**AIM**
Identify and copy all lines of the material where the string "Reproduce" is found.

**INPUT**
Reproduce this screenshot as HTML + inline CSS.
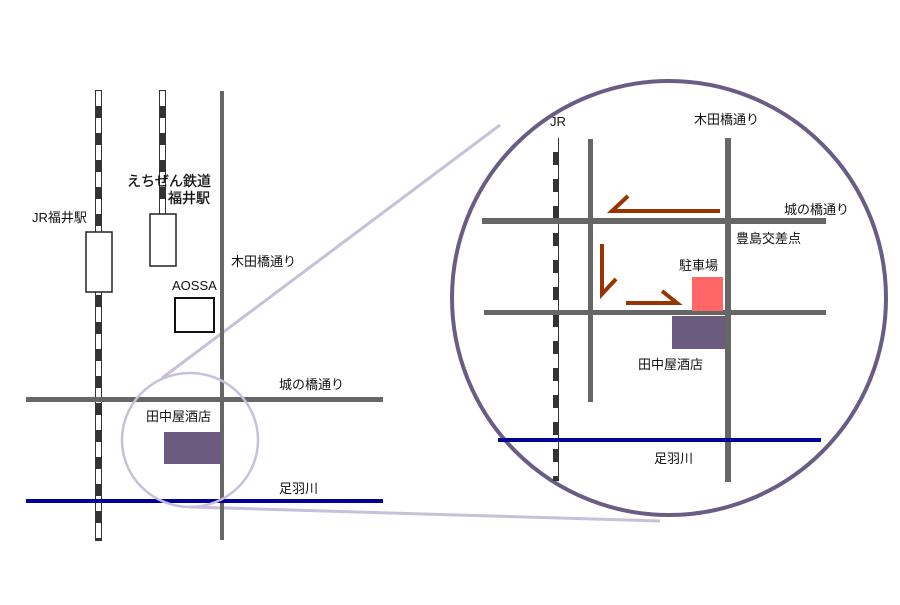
<!DOCTYPE html><html><head><style>body{margin:0;background:#fff}svg text{font-family:"Liberation Sans","Noto Sans CJK JP",sans-serif;font-size:13px;fill:#111}</style></head><body>
<svg width="900" height="600" xmlns="http://www.w3.org/2000/svg">
<line x1="162" y1="378" x2="500" y2="125" stroke="#c8c0d8" stroke-width="3"/>
<line x1="190" y1="507" x2="660" y2="521" stroke="#c8c0d8" stroke-width="3"/>
<line x1="98.5" y1="90" x2="98.5" y2="541" stroke="#333" stroke-width="7"/>
<line x1="98.5" y1="91" x2="98.5" y2="540" stroke="#fff" stroke-width="5" stroke-dasharray="15 12"/>
<line x1="162.5" y1="90" x2="162.5" y2="215" stroke="#333" stroke-width="7"/>
<line x1="162.5" y1="91" x2="162.5" y2="215" stroke="#fff" stroke-width="5" stroke-dasharray="15 12"/>
<rect x="220" y="91" width="4" height="449" fill="#666"/>
<rect x="26" y="397" width="357" height="5" fill="#666"/>
<rect x="26" y="499" width="357" height="4" fill="#000099"/>
<rect x="86" y="232" width="26" height="60" fill="#fff" stroke="#222" stroke-width="1.5"/>
<rect x="150" y="214" width="26" height="52" fill="#fff" stroke="#222" stroke-width="1.5"/>
<rect x="175" y="298" width="39" height="34" fill="#fff" stroke="#111" stroke-width="2"/>
<rect x="164" y="432" width="57" height="32" fill="#6b5b7f"/>
<ellipse cx="190" cy="440" rx="68" ry="67" fill="none" stroke="#c8c0d8" stroke-width="2.5"/>
<text x="32" y="222">JR福井駅</text>
<text x="127" y="186" style="font-size:14px;stroke:#111;stroke-width:0.3">えちぜん鉄道</text>
<text x="168" y="203" style="font-size:14px;stroke:#111;stroke-width:0.3">福井駅</text>
<text x="172" y="290">AOSSA</text>
<text x="231" y="266">木田橋通り</text>
<text x="279" y="389">城の橋通り</text>
<text x="146" y="421">田中屋酒店</text>
<text x="279" y="493">足羽川</text>
<circle cx="669" cy="298" r="217" fill="#fff" stroke="#6a5d85" stroke-width="4"/>
<line x1="555.5" y1="152" x2="555.5" y2="481" stroke="#333" stroke-width="5" stroke-dasharray="13 14"/>
<line x1="558.5" y1="138" x2="558.5" y2="481" stroke="#333" stroke-width="1"/>
<rect x="588" y="139" width="5" height="263" fill="#666"/>
<rect x="725" y="138" width="6" height="344" fill="#666"/>
<rect x="482" y="218" width="344" height="6" fill="#666"/>
<rect x="484" y="310" width="342" height="5" fill="#666"/>
<rect x="498" y="438" width="323" height="4" fill="#000099"/>
<rect x="692" y="277" width="31" height="34" fill="#ff6666"/>
<rect x="672" y="316" width="53" height="33" fill="#6b5b7f"/>
<g stroke="#993300" stroke-width="4" fill="none">
<polyline points="720,211 612,211 628,196"/>
<polyline points="602,244 602,294 616,279"/>
<polyline points="626,303 677,303 662,291"/>
</g>
<text x="550" y="126">JR</text>
<text x="694" y="124">木田橋通り</text>
<text x="784" y="214">城の橋通り</text>
<text x="736" y="243">豊島交差点</text>
<text x="679" y="270">駐車場</text>
<text x="638" y="369">田中屋酒店</text>
<text x="654" y="463">足羽川</text>
</svg>
</body></html>
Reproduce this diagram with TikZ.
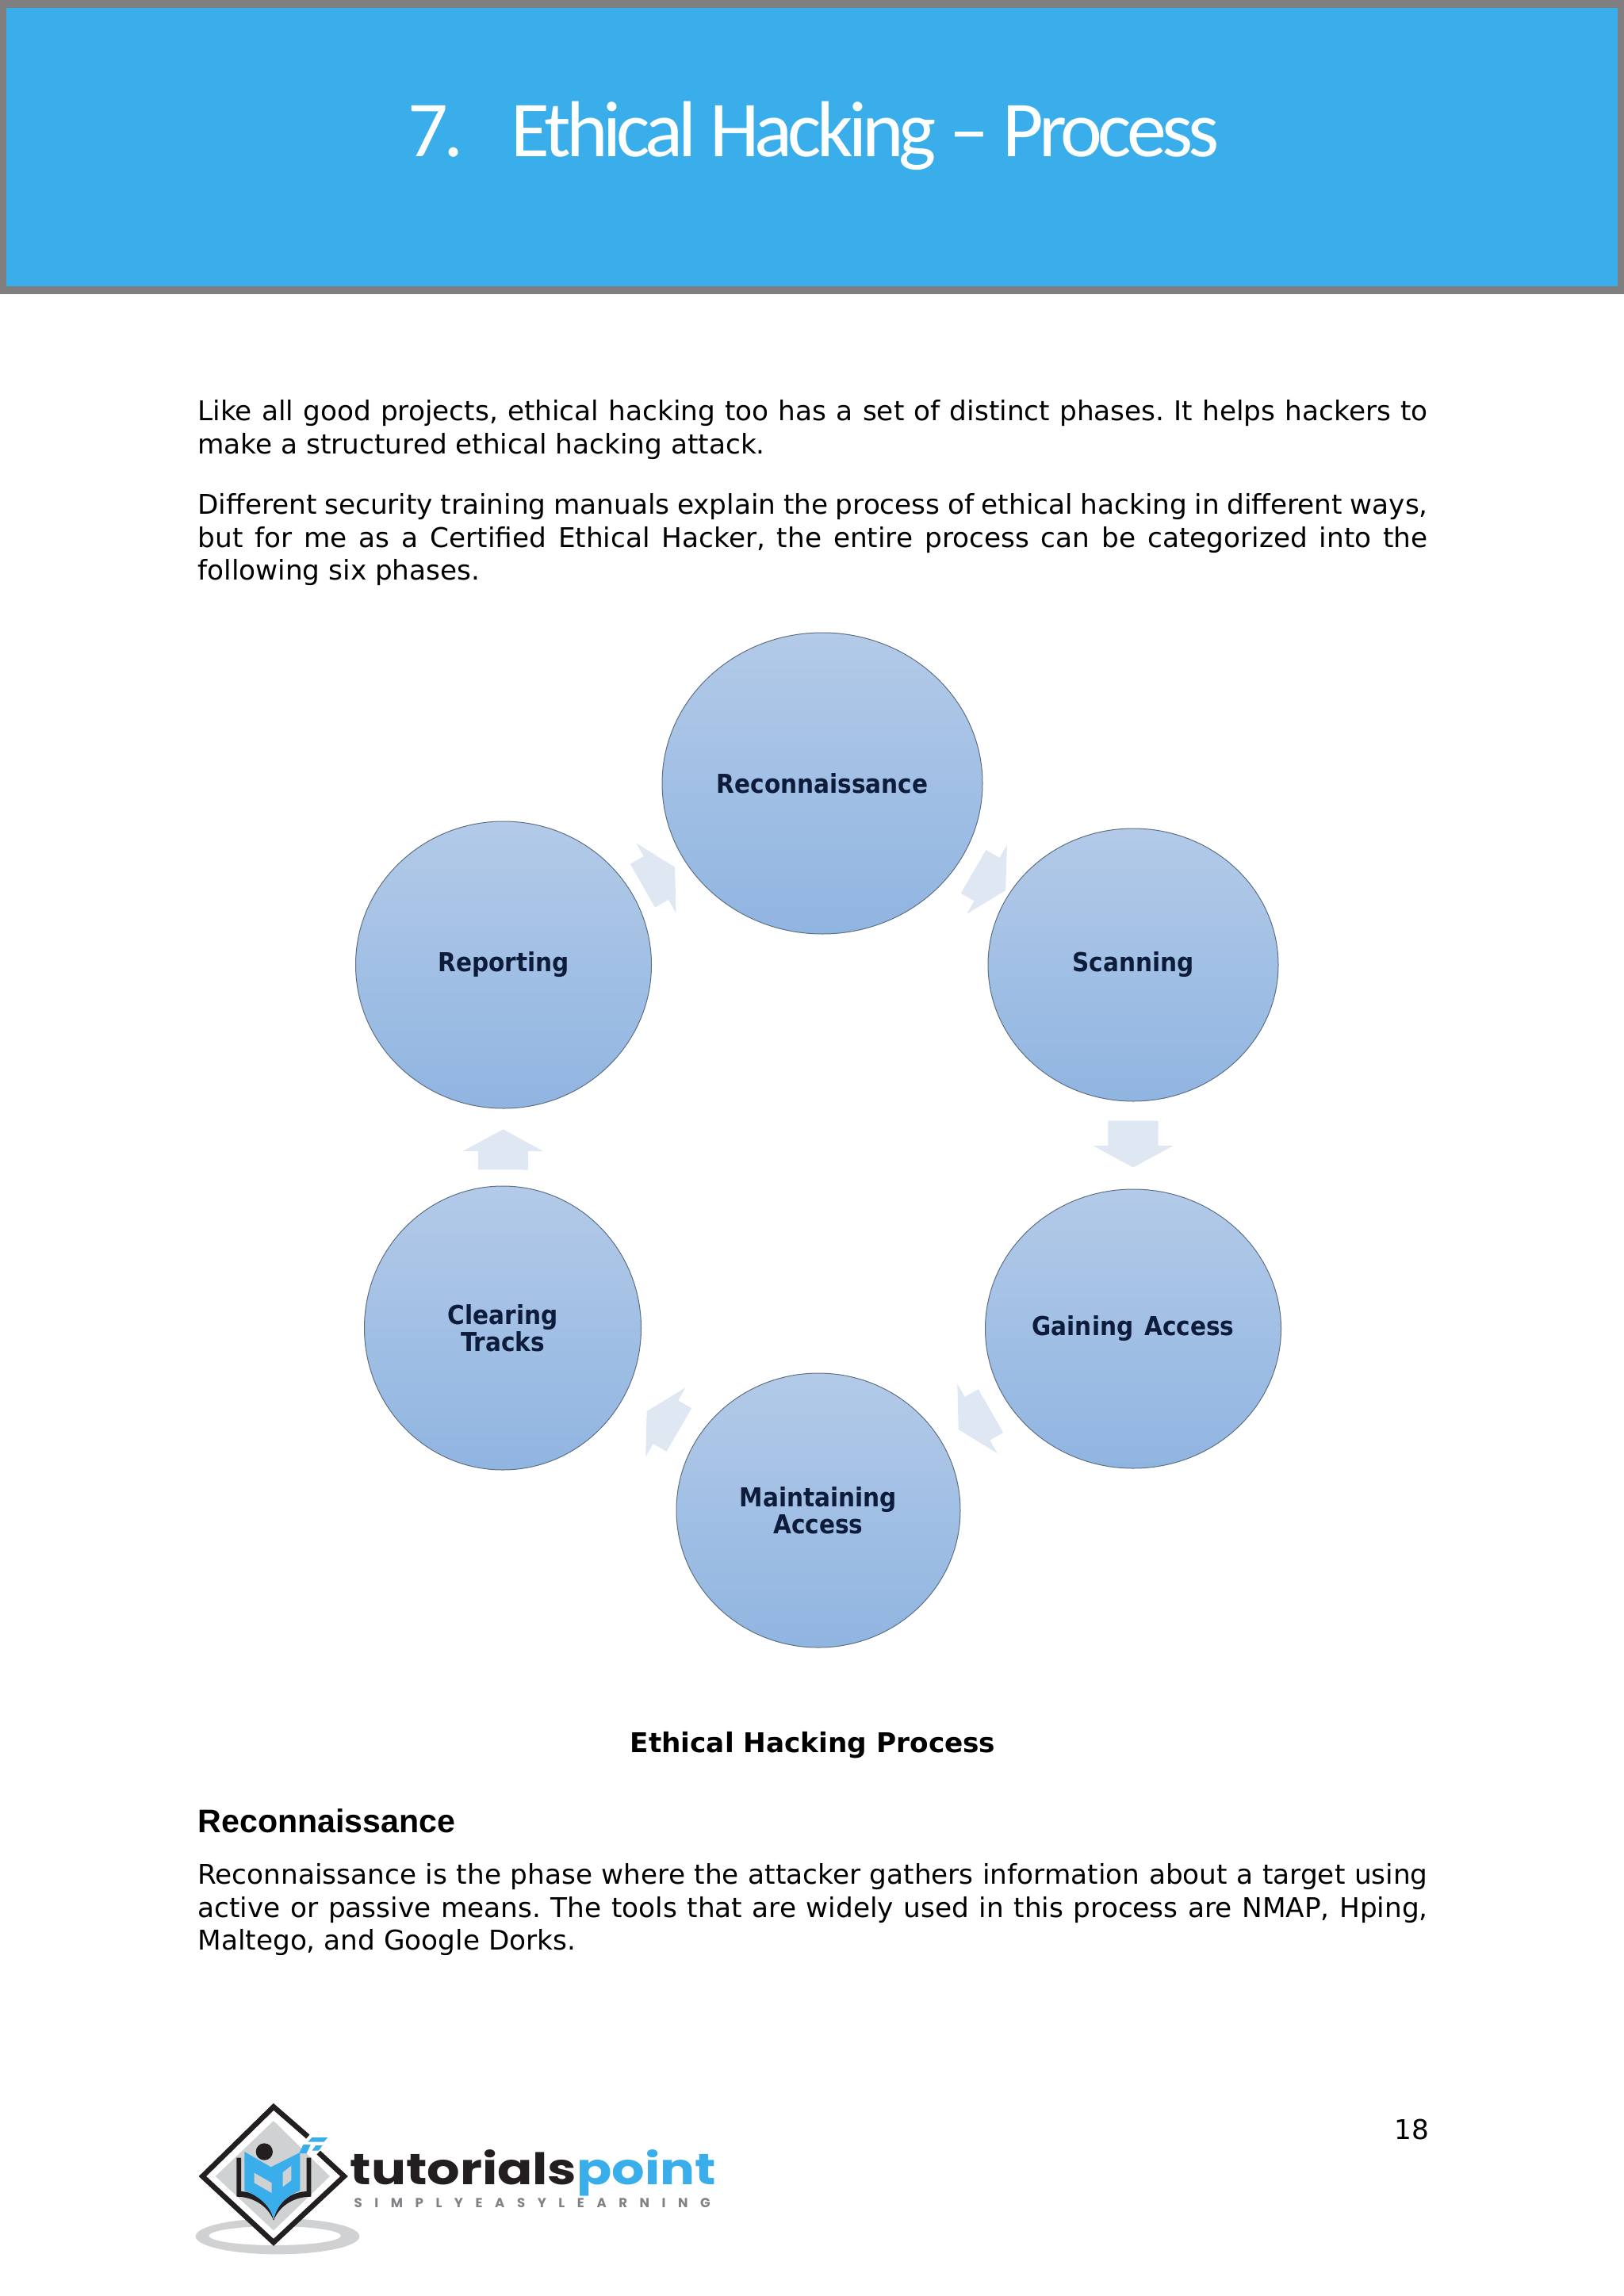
\documentclass[tikz,border=0pt]{standalone}
\usepackage{fontspec}
\usetikzlibrary{shapes.geometric,shapes.arrows}
\setmainfont{DejaVu Sans}
\newfontfamily\titlefont{Carlito}
\newfontfamily\labelfont{DejaVu Sans Condensed}
\newfontfamily\headfont{Liberation Sans}
\newfontfamily\logofont{Poppins}
\newfontfamily\logowide{Poppins}[FakeStretch=1.19]
\definecolor{bannerblue}{HTML}{3AAEEA}
\definecolor{bannergrey}{HTML}{7F7F80}
\definecolor{circtop}{HTML}{B3CAE8}
\definecolor{circbot}{HTML}{90B5E1}
\definecolor{circline}{HTML}{5F6F82}
\definecolor{labelink}{HTML}{0E1C3C}
\definecolor{arrowfill}{HTML}{DFE7F3}
\definecolor{logogrey}{HTML}{CFD1D2}
\definecolor{logoblack}{HTML}{231F20}
\definecolor{logotag}{HTML}{808285}
\tikzset{
  phase/.style={ellipse,draw=circline,line width=0.35pt,top color=circtop,bottom color=circbot,
    inner sep=0pt,align=center,text=labelink,
    font=\labelfont\bfseries\fontsize{11.5pt}{11.9pt}\selectfont},
  flowarrow/.style={single arrow,fill=arrowfill,draw=none,inner xsep=0pt,inner ysep=31*0.35pt,sloped,allow upside down,
    anchor=tail,minimum height=#1*0.35pt,minimum width=100*0.35pt,single arrow head extend=19*0.35pt,
    single arrow tip angle=123},
  bodytext/.style={anchor=north west,inner sep=0pt,text width=1551*0.35pt,align=justify,
    font=\frenchspacing\fontsize{12pt}{14.5pt}\selectfont},
}
\begin{document}
\begin{tikzpicture}[x=0.35pt,y=-0.35pt]
\useasboundingbox (0,0) rectangle (2048,2896);
% banner
\fill[bannergrey] (0,0) rectangle (2048,371);
\fill[bannerblue] (8,10) rectangle (2040,361);
\node[anchor=base,inner sep=0pt,text=white,font=\titlefont\fontsize{35pt}{40pt}\selectfont] (title) at (1026,198)
  {\addfontfeature{LetterSpace=-5.8}7.\hspace{0.6em}Ethical Hacking – Process};
% intro
\node[bodytext] (p1) at (249,504) {\tolerance=9999 Like all good projects, ethical hacking too has a set of distinct phases. It helps hackers to\linebreak make a structured ethical hacking attack.};
\node[bodytext] (p2) at (249,622) {\tolerance=9999 Different security training manuals explain the process of ethical hacking in different ways,\linebreak but for me as a Certified Ethical Hacker, the entire process can be categorized into the\linebreak following six phases.};
% phases
\node[phase,minimum width=404*0.35pt,minimum height=380*0.35pt] (rec) at (1037,988) {Reconnaissance};
\node[phase,minimum width=366*0.35pt,minimum height=344*0.35pt] (scan) at (1429,1217) {Scanning};
\node[phase,minimum width=373*0.35pt,minimum height=352*0.35pt] (gain) at (1429,1676) {Gaining\hspace{0.42em}Access};
\node[phase,minimum width=358*0.35pt,minimum height=346*0.35pt] (maint) at (1032,1905) {Maintaining\\Access};
\node[phase,minimum width=349*0.35pt,minimum height=358*0.35pt] (clear) at (634,1675) {Clearing\\Tracks};
\node[phase,minimum width=373*0.35pt,minimum height=362*0.35pt] (rep) at (635,1217) {Reporting};
% flow arrows
\path (rec.center) -- (scan.center) node[flowarrow=47,pos=.485] (a1) {};
\path (scan.center) -- (gain.center) node[flowarrow=59,pos=.427] (a2) {};
\path (gain.center) -- (maint.center) node[flowarrow=47,pos=.451] (a3) {};
\path (maint.center) -- (clear.center) node[flowarrow=47,pos=.44] (a4) {};
\path (clear.center) -- (rep.center) node[flowarrow=51,pos=.4345] (a5) {};
\path (rep.center) -- (rec.center) node[flowarrow=47,pos=.435] (a6) {};
% caption and section
\node[anchor=base,inner sep=0pt,font=\bfseries\fontsize{12pt}{14pt}\selectfont] (cap) at (1025,2210) {Ethical Hacking Process};
\node[anchor=base west,inner sep=0pt,font=\headfont\bfseries\fontsize{14.4pt}{16pt}\selectfont] (sec) at (249,2311) {Reconnaissance};
\node[bodytext] (p3) at (249,2350) {\tolerance=9999 Reconnaissance is the phase where the attacker gathers information about a target using\linebreak active or passive means. The tools that are widely used in this process are NMAP, Hping,\linebreak Maltego, and Google Dorks.};
\node[anchor=base east,inner sep=0pt,font=\fontsize{12pt}{14.5pt}\selectfont] (pg) at (1803,2698) {18};
% logo
\begin{scope}[shift={(230,2640)},x=0.116667pt,y=-0.116667pt]
  \fill[logogrey,even odd rule] (360,542) ellipse [x radius=310,y radius=68] (350,540) ellipse [x radius=250,y radius=36];
  \fill[white] (345,70) -- (600,315) -- (345,555) -- (88,315) -- cycle;
  \fill[logogrey] (345,105) -- (558,315) -- (345,520) -- (125,315) -- cycle;
  \draw[logoblack,line width=2.3pt,miter limit=10] (515,225) -- (612,315) -- (345,565) -- (76,315) -- (345,52) -- (475,165);
  \fill[bannerblue] (490,168) -- (550,168) -- (535,185) -- (475,185) -- cycle;
  \fill[bannerblue] (457,195) -- (485,195) -- (470,228) -- (442,228) -- cycle;
  \fill[bannerblue] (505,198) -- (530,198) -- (515,218) -- (490,218) -- cycle;
  \fill[logoblack] (205,245) -- (222,245) -- (222,372) .. controls (280,375) and (330,410) .. (345,480)
     .. controls (360,410) and (410,375) .. (470,372) -- (470,245) -- (487,245) -- (487,392)
     .. controls (430,392) and (370,420) .. (345,482) .. controls (320,420) and (260,392) .. (205,392) -- cycle;
  \fill[logoblack] (310,222) circle [radius=32];
  \fill[bannerblue] (235,222) -- (335,280) -- (445,225) -- (445,370) .. controls (400,385) and (360,420) .. (345,475)
     .. controls (330,420) and (280,385) .. (235,370) -- cycle;
  \fill[logogrey] (272,302) -- (338,340) -- (338,378) -- (272,340) -- cycle;
  \fill[logogrey] (380,300) -- (412,275) -- (412,330) -- (380,355) -- cycle;
\end{scope}
\node[anchor=base west,inner sep=0pt,font=\logowide\bfseries\fontsize{19.2pt}{22pt}\selectfont,text=logoblack] (lt) at (441,2755)
  {tutorials\textcolor{bannerblue}{point}};
\node[anchor=base west,inner sep=0pt,font=\logofont\bfseries\fontsize{5.8pt}{7pt}\selectfont,text=logotag] (lg) at (446,2784)
  {\addfontfeature{LetterSpace=94}SIMPLYEASYLEARNING};
\end{tikzpicture}
\end{document}
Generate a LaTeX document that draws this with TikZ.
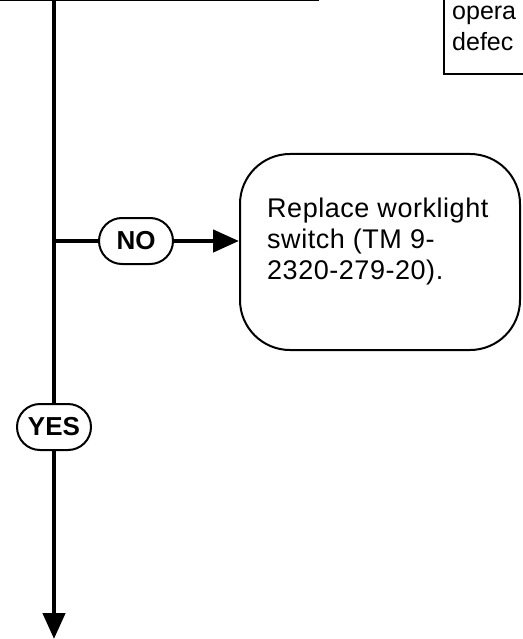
\documentclass[tikz,border=0pt]{standalone}
\usepackage{fontspec}
\setmainfont{Liberation Sans}
\usetikzlibrary{arrows.meta,calc}
\tikzset{
  flow/.style={line width=4.5pt, black},
  flowarrow/.style={flow, -{Triangle[length=26pt,width=22pt]}},
  boxline/.style={draw, line width=2pt},
  pill/.style={draw, line width=2pt, fill=white, rounded corners=23pt,
    minimum width=74pt, minimum height=46pt, inner sep=0pt,
    font=\fontsize{26}{30}\selectfont\bfseries},
  bodytext/.style={inner sep=0pt, align=left, anchor=north west,
    font=\fontsize{27}{31}\selectfont\addfontfeatures{LetterSpace=2}},
  notetext/.style={inner sep=0pt, align=left, anchor=north west,
    font=\fontsize{25}{31}\selectfont},
}
\begin{document}
\begin{tikzpicture}[x=1pt,y=-1pt]
\useasboundingbox (0,0) rectangle (522,639);
% top-left step box (cut off)
\node[boxline, line width=2.5pt, anchor=south east, minimum width=340pt, minimum height=60pt, inner sep=0pt] (prev) at (319,1.5) {};
% top-right note box (cut off)
\node[boxline, anchor=south west, minimum width=200pt, minimum height=120pt, inner sep=0pt] (note) at (443,75) {};
\node[notetext] (notetext) at (452,6) {opera\\defec};
% rounded action box
\node[boxline, rounded corners=50pt, minimum width=280pt, minimum height=196pt, inner sep=0pt] (fix) at (380,252) {};
\node[bodytext] (fixtext) at (267,198) {Replace worklight\\switch (TM 9-\\2320-279-20).};
% pills
\node[pill] (no) at (136,241) {NO};
\node[pill] (yes) at (54,427) {YES};
% connectors
\coordinate (start) at (54,1.5);
\coordinate (branch) at (54,241);
\coordinate (endpt) at (54,639);
\draw[flow] (start) -- (yes.north);
\draw[flowarrow] (yes.south) -- (endpt);
\draw[flow] (branch) -- (no.west);
\draw[flowarrow] (no.east) -- (no.east -| fix.west);
\end{tikzpicture}
\end{document}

**TASK SOLUTION**
Reproduce this screenshot as HTML + inline CSS.
Reproduce this diagram with TikZ.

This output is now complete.